I have a support case open and am expecting some valuable information from Automic, which I would contribute here. In the mean time though:
Automation Engine communicates via Message Queues. During a Zero Downtime Upgrade ("ZDU"), there are two sets of message queues, one for the old and one for the new version (each one collectively refered to as an "MQ set"). Automic recently told me that one can not finalize the ZDU until all affected objects in the old MQ set (meaning, those started before the ZDU began) have been deactivated once in AE, and restarted on the new MQ set.

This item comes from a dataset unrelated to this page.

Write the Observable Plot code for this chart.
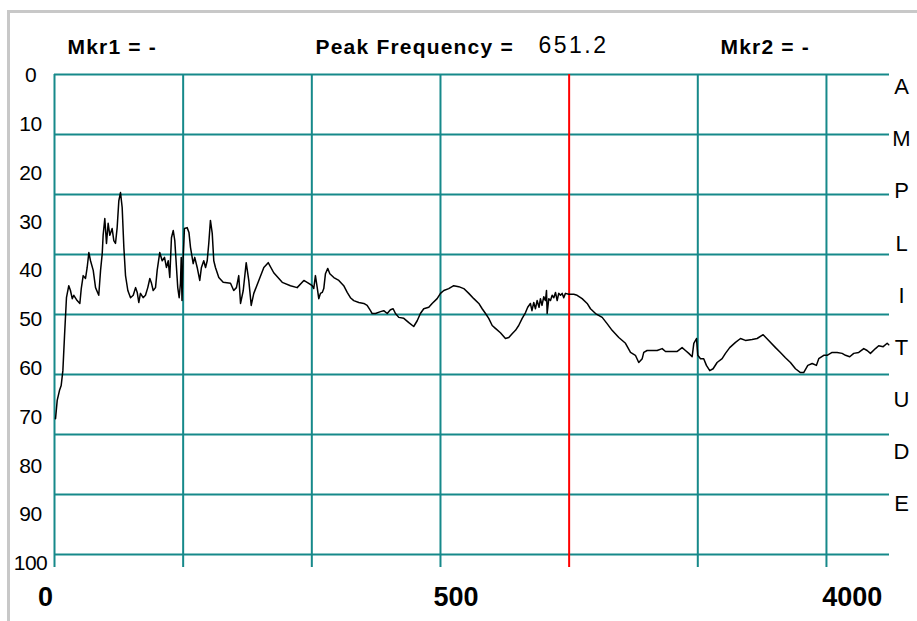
<!DOCTYPE html>
<html>
<head>
<meta charset="utf-8">
<script src="https://cdn.jsdelivr.net/npm/d3@7"></script>
<script src="https://cdn.jsdelivr.net/npm/@observablehq/plot@0.6"></script>
<style>
  html, body { margin: 0; padding: 0; background: #fff; }
  #wrap { position: relative; width: 917px; height: 621px; overflow: hidden; }
  #chrome { position: absolute; left: 7px; top: 10px; width: 920px; height: 620px;
            border-top: 3px solid #c8c8c8; border-left: 3px solid #c8c8c8; pointer-events: none; }
  svg { display: block; }
  .hdr text { letter-spacing: 1.2px; }
  .pkv text { letter-spacing: 2.5px; }
  .ytk text { letter-spacing: -0.5px; }
</style>
</head>
<body>
<div id="wrap"><div id="chart"></div><div id="chrome"></div></div>
<script>
// Spectrum trace: x in grid divisions (0..6.49), y = amplitude (0 top .. 100 bottom)
const specX = [0.008,0.021,0.039,0.052,0.065,0.078,0.093,0.111,0.124,0.138,
0.150,0.176,0.197,0.208,0.223,0.241,0.254,0.267,0.280,0.301,
0.319,0.344,0.358,0.371,0.378,0.391,0.404,0.417,0.430,0.448,
0.461,0.474,0.487,0.500,0.513,0.526,0.539,0.552,0.570,0.591,
0.612,0.630,0.643,0.655,0.668,0.689,0.707,0.725,0.741,0.754,
0.767,0.785,0.798,0.818,0.837,0.855,0.870,0.884,0.896,0.909,
0.923,0.935,0.948,0.958,0.969,0.979,0.985,0.991,0.999,1.010,
1.031,1.045,1.057,1.078,1.090,1.109,1.129,1.142,1.160,1.174,
1.187,1.199,1.212,1.226,1.238,1.251,1.277,1.311,1.368,1.393,
1.414,1.432,1.446,1.467,1.490,1.510,1.529,1.549,1.588,1.627,
1.661,1.704,1.770,1.834,1.886,1.938,1.976,2.003,2.015,2.028,
2.042,2.054,2.067,2.081,2.093,2.106,2.124,2.140,2.171,2.210,
2.248,2.275,2.300,2.326,2.365,2.404,2.430,2.456,2.469,2.495,
2.534,2.559,2.586,2.611,2.632,2.650,2.676,2.715,2.754,2.792,
2.819,2.844,2.870,2.909,2.935,2.974,3.000,3.026,3.064,3.103,
3.142,3.181,3.220,3.259,3.298,3.324,3.350,3.375,3.402,3.427,
3.466,3.505,3.531,3.557,3.583,3.608,3.635,3.661,3.678,3.699,
3.711,3.725,3.738,3.751,3.766,3.777,3.789,3.803,3.816,3.824,
3.829,3.842,3.855,3.868,3.881,3.894,3.907,3.919,3.933,3.946,
3.958,3.971,3.997,4.036,4.062,4.101,4.140,4.166,4.205,4.257,
4.295,4.334,4.386,4.438,4.477,4.515,4.541,4.568,4.580,4.606,
4.684,4.723,4.749,4.787,4.840,4.878,4.904,4.930,4.956,4.969,
4.990,5.000,5.021,5.046,5.067,5.093,5.119,5.150,5.189,5.215,
5.248,5.293,5.332,5.370,5.422,5.461,5.508,5.551,5.604,5.642,
5.681,5.720,5.759,5.798,5.823,5.855,5.889,5.922,5.940,5.979,
6.005,6.044,6.083,6.122,6.148,6.181,6.212,6.251,6.290,6.316,
6.342,6.381,6.406,6.441,6.472,6.484];

const specY = [71.7,67.9,65.8,64.8,61.7,54.4,46.5,44.0,45.0,46.7,
46.0,47.1,47.7,44.6,41.9,42.5,40.2,37.1,38.8,40.8,
44.4,46.0,40.8,37.3,33.5,30.0,35.2,31.0,33.5,32.1,
34.6,35.2,31.9,26.3,24.6,27.7,36.0,41.9,45.0,46.5,
46.0,44.4,45.4,47.5,45.6,46.5,46.0,44.4,42.5,43.5,
45.0,44.4,40.8,37.1,38.8,38.1,40.2,38.8,42.3,34.0,
32.5,34.6,40.2,44.4,46.5,43.5,38.1,47.1,38.8,32.1,
31.9,32.9,36.0,39.4,38.1,40.2,42.9,40.2,38.8,40.2,
38.8,35.2,30.4,33.1,38.8,40.2,42.3,43.3,43.5,45.0,
44.4,41.9,47.7,45.0,39.2,42.9,48.1,45.6,42.9,40.2,
39.2,41.3,43.3,44.0,44.4,42.9,43.5,44.0,44.6,41.9,
44.4,46.7,45.6,45.4,44.6,41.5,40.4,41.5,42.3,42.9,
44.0,45.4,46.5,47.1,47.5,47.7,48.1,49.2,49.8,49.8,
49.4,49.2,49.8,49.0,48.8,49.8,50.6,50.8,51.7,52.5,
51.3,49.8,48.8,48.5,47.7,46.7,45.6,45.0,44.6,44.0,
44.2,44.6,45.6,46.7,47.7,48.8,49.8,50.8,52.3,52.9,
53.8,55.0,54.8,54.0,53.3,52.3,50.8,49.6,48.5,47.7,
49.2,47.5,48.8,47.1,48.5,46.7,48.1,46.3,47.1,45.0,
49.8,46.7,47.1,46.0,46.5,45.4,47.1,45.6,46.0,45.6,
46.5,45.6,45.8,45.8,46.0,46.7,47.7,48.8,49.8,50.6,
51.9,53.3,54.8,56.0,57.9,58.5,60.0,59.2,57.9,57.5,
57.5,57.1,57.7,57.7,57.7,56.9,57.5,58.1,58.8,56.0,
55.0,58.5,59.2,59.2,60.6,61.7,61.3,60.0,59.2,58.1,
56.9,55.8,55.0,55.4,55.2,55.0,54.2,55.4,56.9,57.9,
59.0,60.0,61.3,62.1,62.1,60.6,60.2,60.6,59.2,58.5,
58.5,57.9,57.9,58.1,58.5,58.8,58.1,57.9,57.1,57.5,
58.1,57.1,56.5,56.7,56.0,56.3];

const yTickValues = [0,10,20,30,40,50,60,70,80,90,100];
const hGridValues = [0,12.5,25,37.5,50,62.5,75,87.5,100];
const vGridValues = [0,1,2,3,5,6];
const peakDivision = 4;
const xTickPos = [-0.07, 3.12, 6.2];
const xTickLabels = ["0","500","4000"];
const sideLetters = ["A","M","P","L","I","T","U","D","E"];
const mkr1Text = "Mkr1 = -";
const peakLabel = "Peak Frequency =";
const peakValue = "651.2";
const mkr2Text = "Mkr2 = -";

const trace = specX.map((x, i) => ({x, y: specY[i]}));

const GRID = "#16898a";
const SANS = "'Liberation Sans', Arial, sans-serif";

const chart = Plot.plot({
  width: 917,
  height: 621,
  marginLeft: 54,
  marginRight: 28,
  marginTop: 74,
  marginBottom: 67,
  x: {domain: [0, 6.49], axis: null},
  y: {domain: [0, 100], reverse: true, axis: null},
  style: {background: "white", overflow: "visible"},
  marks: [
    Plot.ruleY(hGridValues, {y: d => d, stroke: GRID, strokeWidth: 2}),
    Plot.ruleX(vGridValues, {x: d => d, y1: 0, y2: 102.7, stroke: GRID, strokeWidth: 2}),
    Plot.ruleX([peakDivision], {x: d => d, y1: 0, y2: 102.7, stroke: "#ff0000", strokeWidth: 2}),
    Plot.line(trace, {x: "x", y: "y", stroke: "#000", strokeWidth: 1.5}),
    Plot.text(yTickValues, {x: 0, y: d => d * 1.0167 + 0.2, dx: -24, text: d => String(d),
      textAnchor: "middle", fontSize: 21, fontFamily: SANS, fill: "#000", className: "ytk"}),
    Plot.text(xTickLabels, {x: (d, i) => xTickPos[i], y: 100, dy: 43, text: d => d,
      textAnchor: "middle", fontSize: 27, fontWeight: "bold", fontFamily: SANS, fill: "#000"}),
    Plot.text(sideLetters, {x: 6.49, y: (d, i) => 2.6 + i * 10.87, dx: 12, text: d => d,
      textAnchor: "middle", fontSize: 22, fontFamily: SANS, fill: "#000"}),
    Plot.text([mkr1Text], {frameAnchor: "top-left", dx: 13, dy: -27, text: d => d,
      textAnchor: "start", lineAnchor: "middle", fontSize: 21, fontWeight: "bold", fontFamily: SANS, fill: "#000",
      className: "hdr"}),
    Plot.text([peakLabel], {frameAnchor: "top-left", dx: 261, dy: -27, text: d => d,
      textAnchor: "start", lineAnchor: "middle", fontSize: 21, fontWeight: "bold", fontFamily: SANS, fill: "#000",
      className: "hdr"}),
    Plot.text([peakValue], {frameAnchor: "top-left", dx: 484, dy: -29, text: d => d,
      textAnchor: "start", lineAnchor: "middle", fontSize: 23, fontFamily: SANS, fill: "#000",
      className: "pkv"}),
    Plot.text([mkr2Text], {frameAnchor: "top-left", dx: 666, dy: -27, text: d => d,
      textAnchor: "start", lineAnchor: "middle", fontSize: 21, fontWeight: "bold", fontFamily: SANS, fill: "#000",
      className: "hdr"})
  ]
});
document.getElementById("chart").appendChild(chart);
</script>
</body>
</html>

I have not found sufficient documentation on this yet. It does seemingly not affect all object types, because the FAQ claims that JOBS are not blocking the ZDU (thanks FrankMuffke for the info). BUT we have a wealth of jobs in "Waiting for Predecessor", according to Automic, those in fact do block the ZDU.
It does probably also affect Schedulers, Events and C_PERIOD objects. But I have also been told that one or more object type (Schedulers, Events or both, it's not entirely clear to me) restart itself every 2 weeks in version 12, thus not blocking ZDU completion if you wait up to two weeks between starting and finishing the ZDU.
Please provide me with some idea if you already knew about this, or if this is news to you as well.
While it sounds logical in retrospect, it severely diminishes the value of a ZDU for us, since I'd have to get all my users to deactivate their stuff ("stuff" yet to be uniquely identified), which will be difficult, given the autonomy our Automic users (no pun intended) enjoy.
Side note, it is as of yet unexplained why some of our ZDU in the past worked at all - given this new information, I would have expected every single ZDU to fail in the past, but some actually worked.
p.s. if you can provide any insights into details of this mechanism, e.g. what objects or states do block the ZDU and which don't, much appreciated.